Collected data:
Start

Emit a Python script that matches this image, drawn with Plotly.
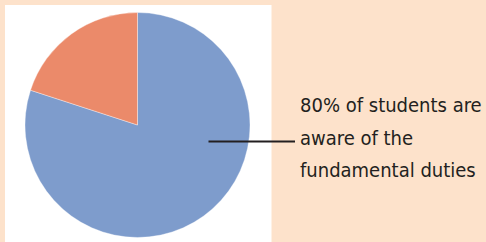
import plotly.graph_objects as go

W, H = 486, 242

labels = ["Aware of fundamental duties", "Not aware"]
values = [80, 20]
colors = ["#7E9CCC", "#EB8A6A"]
note_lines = ["80% of students are", "aware of the", "fundamental duties"]

def px(x):
    return x / W

def py(y):
    return 1 - y / H

fig = go.Figure()
fig.add_trace(go.Pie(
    labels=labels,
    values=values,
    sort=False,
    direction="clockwise",
    rotation=0,
    marker=dict(colors=colors, line=dict(color="rgba(255,255,255,0.6)", width=0.6)),
    textinfo="none",
    hoverinfo="label+percent",
    showlegend=False,
    domain=dict(x=[px(25), px(250)], y=[py(237.5), py(12.5)]),
))

shapes = [
    dict(type="rect", xref="paper", yref="paper",
         x0=px(5), x1=px(271.5), y0=0, y1=py(5),
         fillcolor="white", line=dict(width=0), layer="below"),
    dict(type="line", xref="paper", yref="paper",
         x0=px(208.5), x1=px(295), y0=py(141.5), y1=py(141.5),
         line=dict(color="#231F20", width=2), layer="above"),
]

annotations = []
for i, (t, yc) in enumerate(zip(note_lines, [105, 137.5, 170])):
    annotations.append(dict(
        text=t, xref="paper", yref="paper", x=px(298), y=py(yc),
        xanchor="left", yanchor="middle", showarrow=False,
        font=dict(family="Liberation Sans Narrow, DejaVu Sans Condensed, Arial Narrow, sans-serif",
                  size=20, color="#231F20"),
    ))

fig.update_layout(
    width=W, height=H,
    margin=dict(l=0, r=0, t=0, b=0),
    paper_bgcolor="#FDE2CB",
    plot_bgcolor="#FDE2CB",
    shapes=shapes,
    annotations=annotations,
)

fig.write_html(
    "out.html",
    config={"displayModeBar": False},
    post_script="document.body.style.margin='0';document.body.style.overflow='hidden';document.body.style.background='#FDE2CB';",
)
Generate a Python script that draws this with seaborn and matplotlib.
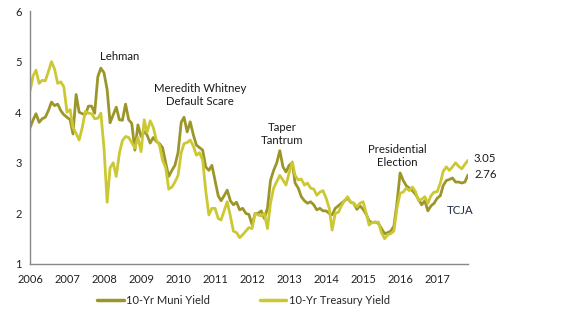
import numpy as np
import pandas as pd
import matplotlib
matplotlib.use("Agg")
import matplotlib.pyplot as plt
import matplotlib.dates as mdates
import seaborn as sns

sns.set_theme(style="white")
plt.rcParams['font.family'] = ['Lato', 'DejaVu Sans']

muni = [3.69, 3.85, 3.97, 3.80, 3.87, 3.90, 4.03, 4.20, 4.13, 4.16,
        4.03, 3.95, 3.90, 3.85, 3.57, 4.35, 4.00, 3.97, 3.95, 4.12,
        4.12, 3.98, 4.70, 4.87, 4.78, 4.45, 3.79, 3.95, 4.10, 3.85,
        3.84, 4.16, 3.85, 3.78, 3.25, 3.75, 3.52, 3.62, 3.55, 3.39,
        3.50, 3.42, 3.38, 3.30, 3.00, 2.73, 2.85, 2.95, 3.20, 3.80,
        3.90, 3.61, 3.81, 3.55, 3.35, 3.30, 3.25, 2.92, 2.85, 2.95,
        2.65, 2.35, 2.25, 2.35, 2.46, 2.25, 2.17, 2.22, 2.07, 2.10,
        2.00, 1.98, 1.78, 2.00, 2.00, 2.05, 1.90, 2.10, 2.65, 2.85,
        3.00, 3.24, 2.92, 2.82, 2.95, 3.00, 2.60, 2.50, 2.33, 2.25,
        2.20, 2.23, 2.17, 2.07, 2.10, 2.05, 2.05, 2.00, 1.97, 2.10,
        2.15, 2.20, 2.25, 2.30, 2.22, 2.20, 2.08, 2.15, 2.08, 1.98,
        1.85, 1.82, 1.83, 1.80, 1.70, 1.60, 1.62, 1.65, 1.75, 2.20,
        2.80, 2.65, 2.55, 2.50, 2.45, 2.38, 2.28, 2.17, 2.25, 2.05,
        2.15, 2.20, 2.30, 2.35, 2.55, 2.65, 2.67, 2.70, 2.62, 2.62,
        2.60, 2.62, 2.76]

treasury = [4.42, 4.72, 4.83, 4.57, 4.63, 4.62, 4.80, 5.00, 4.85, 4.57,
            4.60, 4.50, 4.00, 4.05, 3.70, 3.58, 3.45, 3.70, 4.02, 3.98,
            3.97, 3.87, 3.88, 3.98, 3.30, 2.22, 2.90, 3.00, 2.73, 3.19,
            3.44, 3.52, 3.50, 3.40, 3.29, 3.50, 3.22, 3.85, 3.60, 3.83,
            3.70, 3.45, 3.35, 3.05, 2.90, 2.48, 2.52, 2.62, 2.75, 3.20,
            3.38, 3.40, 3.45, 3.33, 3.15, 3.20, 3.05, 2.45, 1.97, 2.10,
            2.10, 1.90, 1.87, 2.05, 2.23, 1.95, 1.65, 1.62, 1.52, 1.58,
            1.65, 1.72, 1.70, 2.00, 1.97, 1.95, 2.00, 1.70, 2.20, 2.50,
            2.63, 2.75, 2.66, 2.56, 2.80, 3.02, 2.75, 2.66, 2.68, 2.56,
            2.60, 2.50, 2.48, 2.36, 2.42, 2.45, 2.30, 2.10, 1.67, 2.00,
            2.02, 2.15, 2.25, 2.33, 2.22, 2.20, 2.13, 2.20, 2.23, 2.00,
            1.77, 1.82, 1.82, 1.83, 1.62, 1.50, 1.58, 1.60, 1.65, 2.10,
            2.40, 2.42, 2.50, 2.45, 2.52, 2.43, 2.25, 2.28, 2.33, 2.20,
            2.35, 2.42, 2.43, 2.60, 2.83, 2.92, 2.85, 2.92, 3.00, 2.93,
            2.88, 2.97, 3.05]

series_names = ["10-Yr Muni Yield", "10-Yr Treasury Yield"]
colors = ["#9C962A", "#CCC833"]
years = list(range(2006, 2018))
events = ["Lehman", "Meredith Whitney\nDefault Scare", "Taper\nTantrum",
          "Presidential\nElection", "TCJA"]

dates = pd.date_range("2006-01-01", periods=len(muni), freq="MS")
df = pd.concat([
    pd.DataFrame({"date": dates, "value": muni, "series": series_names[0]}),
    pd.DataFrame({"date": dates, "value": treasury, "series": series_names[1]}),
])

fig = plt.figure(figsize=(5.66, 3.21), dpi=100)
ax = fig.add_axes([30/566, 1-264/321, 438/566, 253/321])

sns.lineplot(data=df, x="date", y="value", hue="series",
             palette=dict(zip(series_names, colors)), linewidth=2.0,
             ax=ax, legend=False)

ax.set_xlim(dates[0], dates[-1])
ax.set_ylim(1, 6)
ax.set_yticks([1, 2, 3, 4, 5, 6])
ax.set_xticks([pd.Timestamp(f"{y}-01-01") for y in years])
ax.xaxis.set_major_formatter(mdates.DateFormatter("%Y"))
ax.set_xlabel("")
ax.set_ylabel("")
for s in ["top", "right"]:
    ax.spines[s].set_visible(False)
for s in ["left", "bottom"]:
    ax.spines[s].set_color("#888888")
    ax.spines[s].set_linewidth(1.0)
ax.tick_params(axis="both", which="both", direction="out", length=4,
               color="#888888", labelsize=8, labelcolor="#222222", pad=2)
ax.tick_params(axis="x", pad=3)
ax.grid(False)

tc = "#1a1a1a"
fs = 8.2
for txt, (px, py) in zip(events[:4], [(120, 57), (200, 95), (282, 134), (397, 156)]):
    fig.text(px/566, 1-py/321, txt, ha="center", va="center", fontsize=fs,
             color=tc, linespacing=1.15)
fig.text(460/566, 1-210/321, events[4], ha="center", va="center", fontsize=fs,
         color="#1f2a44")
fig.text(474/566, 1-158/321, f"{treasury[-1]:.2f}", ha="left", va="center",
         fontsize=fs, color=tc)
fig.text(474/566, 1-175/321, f"{muni[-1]:.2f}", ha="left", va="center",
         fontsize=fs, color=tc)

handles = [plt.Line2D([], [], color=c, linewidth=2.5) for c in colors]
fig.legend(handles, series_names, loc="center", bbox_to_anchor=(0.43, 1-300/321),
           ncol=2, frameon=False, fontsize=8, handlelength=2.4,
           columnspacing=4.5, handletextpad=0.2)

fig.savefig("out.png", dpi=100)
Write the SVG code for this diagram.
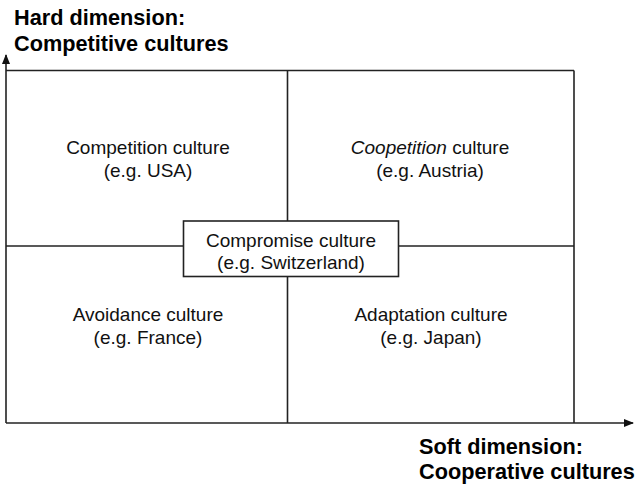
<svg xmlns="http://www.w3.org/2000/svg" width="635" height="486" viewBox="0 0 635 486">
  <style>
    .ln { stroke: #222; stroke-width: 1.6; fill: none; }
    .lbl { font-family: "Liberation Sans", Arial, sans-serif; font-size: 19px; fill: #111; text-anchor: middle; }
    .axis { font-family: "Liberation Sans", Arial, sans-serif; font-size: 21.7px; font-weight: bold; fill: #000; }
  </style>
  <defs>
    <marker id="arrow" viewBox="0 0 10 10" refX="9" refY="5" markerWidth="10" markerHeight="10" markerUnits="userSpaceOnUse" orient="auto">
      <path d="M0,1 L10,5 L0,9 Z" fill="#111"/>
    </marker>
  </defs>

  <!-- axes and grid lines -->
  <g id="connectors">
    <line class="ln" x1="6" y1="423" x2="6" y2="55" marker-end="url(#arrow)"/>
    <line class="ln" x1="6" y1="423" x2="633" y2="423" marker-end="url(#arrow)"/>
    <line class="ln" x1="6" y1="70.5" x2="574" y2="70.5"/>
    <line class="ln" x1="574" y1="70.5" x2="574" y2="423"/>
    <line class="ln" x1="287.5" y1="70.5" x2="287.5" y2="423"/>
    <line class="ln" x1="6" y1="246" x2="574" y2="246"/>
  </g>

  <g id="axis-hard">
    <text class="axis" x="14" y="25">Hard dimension:</text>
    <text class="axis" x="14" y="51">Competitive cultures</text>
  </g>
  <g id="axis-soft">
    <text class="axis" x="419" y="454">Soft dimension:</text>
    <text class="axis" x="419" y="479">Cooperative cultures</text>
  </g>

  <g id="competition">
    <text class="lbl" x="148" y="154">Competition culture</text>
    <text class="lbl" x="148" y="177">(e.g. USA)</text>
  </g>
  <g id="coopetition">
    <text class="lbl" x="430" y="154"><tspan font-style="italic">Coopetition</tspan> culture</text>
    <text class="lbl" x="430" y="177">(e.g. Austria)</text>
  </g>
  <g id="avoidance">
    <text class="lbl" x="148" y="321">Avoidance culture</text>
    <text class="lbl" x="148" y="344">(e.g. France)</text>
  </g>
  <g id="adaptation">
    <text class="lbl" x="431" y="321">Adaptation culture</text>
    <text class="lbl" x="431" y="344">(e.g. Japan)</text>
  </g>
  <g id="compromise">
    <rect x="183.5" y="221" width="215" height="55.5" fill="#fff" stroke="#222" stroke-width="1.6"/>
    <text class="lbl" x="291" y="247">Compromise culture</text>
    <text class="lbl" x="291" y="269">(e.g. Switzerland)</text>
  </g>
</svg>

End

_EXERCISE_: Return, please, the exact lines from the beginning of the entries above through the line containing "return 1 - y / H", both included; pictures are left out.

_REPLY TO THE EXERCISE_:
Emit a Python script that matches this image, drawn with Plotly.
import plotly.graph_objects as go

W, H = 486, 242

labels = ["Aware of fundamental duties", "Not aware"]
values = [80, 20]
colors = ["#7E9CCC", "#EB8A6A"]
note_lines = ["80% of students are", "aware of the", "fundamental duties"]

def px(x):
    return x / W

def py(y):
    return 1 - y / H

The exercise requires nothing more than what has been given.